Aractain > No... it's that no one ever designs engines with modders in mind except for shooters (Unreal Tournament series). They aren't expandable. So long as developers snub modders, modders will be disappointed. Symmetry.
EternalRequiem> I have some of the most powerful hardware on the market... so performance doesn't really concern me that much.
I can understand why sins is so limited, but it doesn't make me any less disappointed when it is easier for a company to make an engine open-ended and expansible even if it's just for themselves to later return to it and add patches/expansions. But very few companies do this, because they either don't have the time to do things the right way or they just don't care.
Re: Blizzard having to softcode half of diablo 2's DLL files just to patch the game.
X3 Terran Conflict looked like it might have been an interesting game to try modding but like so many others there is no developer support and methods to get content in the game are long-winded and needlessly complicated.
Out of all of sins what I liked the most was the particle editor. It's a simple and limited tool but I made some really amazing stuff with it. Unfortunately that's where my praise ends for the game.
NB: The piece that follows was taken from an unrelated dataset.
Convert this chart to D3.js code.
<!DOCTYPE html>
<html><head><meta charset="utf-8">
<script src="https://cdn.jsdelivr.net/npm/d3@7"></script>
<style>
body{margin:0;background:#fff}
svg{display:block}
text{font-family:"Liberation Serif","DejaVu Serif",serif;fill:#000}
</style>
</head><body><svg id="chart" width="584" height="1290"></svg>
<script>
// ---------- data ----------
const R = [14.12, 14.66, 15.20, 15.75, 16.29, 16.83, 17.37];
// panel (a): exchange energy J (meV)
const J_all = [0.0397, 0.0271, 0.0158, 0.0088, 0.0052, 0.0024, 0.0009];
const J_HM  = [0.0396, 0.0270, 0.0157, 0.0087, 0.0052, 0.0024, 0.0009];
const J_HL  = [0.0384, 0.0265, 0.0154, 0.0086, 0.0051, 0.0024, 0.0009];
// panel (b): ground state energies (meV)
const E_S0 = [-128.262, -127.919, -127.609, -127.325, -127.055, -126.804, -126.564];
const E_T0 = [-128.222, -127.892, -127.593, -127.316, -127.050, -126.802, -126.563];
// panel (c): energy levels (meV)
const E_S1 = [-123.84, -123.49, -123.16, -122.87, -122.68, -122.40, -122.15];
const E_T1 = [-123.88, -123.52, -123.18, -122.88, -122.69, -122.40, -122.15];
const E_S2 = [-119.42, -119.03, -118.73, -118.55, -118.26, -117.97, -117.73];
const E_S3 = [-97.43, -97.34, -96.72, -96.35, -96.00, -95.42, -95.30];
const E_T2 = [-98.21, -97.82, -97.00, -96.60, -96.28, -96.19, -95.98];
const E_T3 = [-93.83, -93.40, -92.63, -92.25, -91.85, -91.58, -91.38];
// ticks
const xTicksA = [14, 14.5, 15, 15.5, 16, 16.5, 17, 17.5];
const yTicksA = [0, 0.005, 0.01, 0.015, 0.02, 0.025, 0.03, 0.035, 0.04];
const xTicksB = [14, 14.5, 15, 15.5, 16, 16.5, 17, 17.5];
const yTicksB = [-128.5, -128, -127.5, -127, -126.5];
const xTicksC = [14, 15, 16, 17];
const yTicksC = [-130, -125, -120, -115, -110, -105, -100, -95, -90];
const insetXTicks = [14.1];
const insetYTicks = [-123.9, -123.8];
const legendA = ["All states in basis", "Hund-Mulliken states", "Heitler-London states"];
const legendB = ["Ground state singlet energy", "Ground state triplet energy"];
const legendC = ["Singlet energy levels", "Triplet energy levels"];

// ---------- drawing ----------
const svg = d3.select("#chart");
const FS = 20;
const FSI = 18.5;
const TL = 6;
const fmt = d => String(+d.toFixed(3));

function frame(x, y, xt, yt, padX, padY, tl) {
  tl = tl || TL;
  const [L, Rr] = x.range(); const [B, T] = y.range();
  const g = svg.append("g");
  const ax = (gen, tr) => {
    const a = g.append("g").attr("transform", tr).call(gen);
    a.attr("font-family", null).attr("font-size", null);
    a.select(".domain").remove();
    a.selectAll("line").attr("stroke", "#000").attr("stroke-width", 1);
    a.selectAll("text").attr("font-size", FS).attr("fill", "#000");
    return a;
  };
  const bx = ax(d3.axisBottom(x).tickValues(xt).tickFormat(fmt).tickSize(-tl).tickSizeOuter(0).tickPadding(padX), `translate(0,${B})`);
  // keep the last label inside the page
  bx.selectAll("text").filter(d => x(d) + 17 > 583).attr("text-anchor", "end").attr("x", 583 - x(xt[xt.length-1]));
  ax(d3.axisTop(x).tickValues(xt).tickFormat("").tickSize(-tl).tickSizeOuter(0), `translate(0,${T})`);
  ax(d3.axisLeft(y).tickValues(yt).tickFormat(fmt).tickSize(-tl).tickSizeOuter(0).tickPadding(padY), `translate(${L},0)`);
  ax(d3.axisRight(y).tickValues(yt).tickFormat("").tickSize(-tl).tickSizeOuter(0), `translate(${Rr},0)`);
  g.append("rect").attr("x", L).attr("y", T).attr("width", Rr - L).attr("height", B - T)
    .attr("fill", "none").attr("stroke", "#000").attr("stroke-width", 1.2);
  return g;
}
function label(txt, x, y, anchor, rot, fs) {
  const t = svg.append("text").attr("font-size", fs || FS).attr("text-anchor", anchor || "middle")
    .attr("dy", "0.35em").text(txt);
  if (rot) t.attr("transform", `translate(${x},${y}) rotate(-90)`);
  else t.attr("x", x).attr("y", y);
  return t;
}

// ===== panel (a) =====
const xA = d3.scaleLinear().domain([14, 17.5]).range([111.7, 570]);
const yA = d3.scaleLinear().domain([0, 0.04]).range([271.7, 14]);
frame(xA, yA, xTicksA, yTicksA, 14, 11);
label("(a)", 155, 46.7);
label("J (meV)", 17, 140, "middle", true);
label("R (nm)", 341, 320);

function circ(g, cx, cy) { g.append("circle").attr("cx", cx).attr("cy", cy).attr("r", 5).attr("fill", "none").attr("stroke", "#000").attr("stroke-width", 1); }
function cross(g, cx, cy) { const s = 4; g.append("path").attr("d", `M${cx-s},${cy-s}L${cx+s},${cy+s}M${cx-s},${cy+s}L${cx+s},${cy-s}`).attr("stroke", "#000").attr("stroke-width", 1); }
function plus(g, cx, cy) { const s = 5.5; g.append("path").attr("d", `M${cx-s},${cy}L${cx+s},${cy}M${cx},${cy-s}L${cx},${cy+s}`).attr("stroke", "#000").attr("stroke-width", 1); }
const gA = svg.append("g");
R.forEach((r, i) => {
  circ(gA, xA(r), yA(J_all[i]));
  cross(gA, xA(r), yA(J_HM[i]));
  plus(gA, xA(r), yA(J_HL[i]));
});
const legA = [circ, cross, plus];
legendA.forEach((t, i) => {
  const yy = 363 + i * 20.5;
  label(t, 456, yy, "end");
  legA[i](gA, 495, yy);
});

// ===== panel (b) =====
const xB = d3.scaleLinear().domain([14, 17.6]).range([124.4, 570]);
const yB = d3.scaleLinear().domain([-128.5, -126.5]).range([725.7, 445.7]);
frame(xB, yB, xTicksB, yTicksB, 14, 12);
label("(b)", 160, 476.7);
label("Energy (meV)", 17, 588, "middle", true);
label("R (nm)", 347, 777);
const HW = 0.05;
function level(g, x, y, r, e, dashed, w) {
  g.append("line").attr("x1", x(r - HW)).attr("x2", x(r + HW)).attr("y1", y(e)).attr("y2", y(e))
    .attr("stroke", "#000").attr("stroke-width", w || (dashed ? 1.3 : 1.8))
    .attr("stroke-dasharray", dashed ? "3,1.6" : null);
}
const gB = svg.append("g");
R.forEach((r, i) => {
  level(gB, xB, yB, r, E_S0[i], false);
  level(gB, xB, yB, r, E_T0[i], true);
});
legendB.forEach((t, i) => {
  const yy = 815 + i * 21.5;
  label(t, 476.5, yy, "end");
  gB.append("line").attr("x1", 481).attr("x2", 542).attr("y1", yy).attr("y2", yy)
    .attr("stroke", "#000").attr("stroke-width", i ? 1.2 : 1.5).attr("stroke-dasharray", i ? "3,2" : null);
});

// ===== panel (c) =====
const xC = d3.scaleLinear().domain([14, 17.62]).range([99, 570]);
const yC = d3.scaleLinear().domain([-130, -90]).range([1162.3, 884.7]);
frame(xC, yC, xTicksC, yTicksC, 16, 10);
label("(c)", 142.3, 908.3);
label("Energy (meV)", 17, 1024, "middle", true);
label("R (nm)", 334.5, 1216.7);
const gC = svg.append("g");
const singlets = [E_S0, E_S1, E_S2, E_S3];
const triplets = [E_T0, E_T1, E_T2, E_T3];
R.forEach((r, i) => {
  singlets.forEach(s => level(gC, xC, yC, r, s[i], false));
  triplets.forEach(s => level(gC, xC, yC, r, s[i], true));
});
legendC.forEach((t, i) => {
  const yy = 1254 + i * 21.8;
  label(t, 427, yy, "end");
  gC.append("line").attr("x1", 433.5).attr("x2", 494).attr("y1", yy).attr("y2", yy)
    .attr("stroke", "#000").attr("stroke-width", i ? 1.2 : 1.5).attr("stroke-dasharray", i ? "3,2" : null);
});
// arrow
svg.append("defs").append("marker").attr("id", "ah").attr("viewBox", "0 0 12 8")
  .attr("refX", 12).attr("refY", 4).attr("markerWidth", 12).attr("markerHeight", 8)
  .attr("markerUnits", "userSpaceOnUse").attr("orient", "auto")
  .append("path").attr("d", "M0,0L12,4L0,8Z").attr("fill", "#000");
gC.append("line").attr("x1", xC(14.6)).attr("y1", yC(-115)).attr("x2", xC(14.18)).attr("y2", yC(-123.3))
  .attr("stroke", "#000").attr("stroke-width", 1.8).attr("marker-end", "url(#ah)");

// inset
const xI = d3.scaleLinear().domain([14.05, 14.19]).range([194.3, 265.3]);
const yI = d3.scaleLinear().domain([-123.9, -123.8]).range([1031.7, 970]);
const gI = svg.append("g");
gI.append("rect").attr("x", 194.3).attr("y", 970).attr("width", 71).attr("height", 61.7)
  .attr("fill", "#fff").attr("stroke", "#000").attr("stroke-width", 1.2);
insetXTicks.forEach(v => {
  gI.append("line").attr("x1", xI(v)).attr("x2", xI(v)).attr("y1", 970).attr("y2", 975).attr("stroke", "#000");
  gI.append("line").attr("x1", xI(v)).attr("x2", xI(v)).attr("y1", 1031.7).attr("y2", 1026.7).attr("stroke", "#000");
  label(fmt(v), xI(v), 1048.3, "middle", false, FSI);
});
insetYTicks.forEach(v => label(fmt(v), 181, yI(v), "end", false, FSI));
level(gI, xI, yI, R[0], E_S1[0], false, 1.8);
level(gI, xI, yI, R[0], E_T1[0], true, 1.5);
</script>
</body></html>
I feel Ironclad should make one more expansion that opens up the game completely to modders and that's it. Soft-coded AI, perhaps in lua or C like Starcraft 2, turrets, 64-bit, multi-core support, that's it. No new content, just a paradise for modders. But they probably want to move on to other projects now.
But, eh, whatever. The only thing that could accurately depict any of my universes is CGI. Modding is problem solving. Some problems in sins I just couldn't solve. Homeworld 2 was worse than this, but the poly limit is what really shut this down.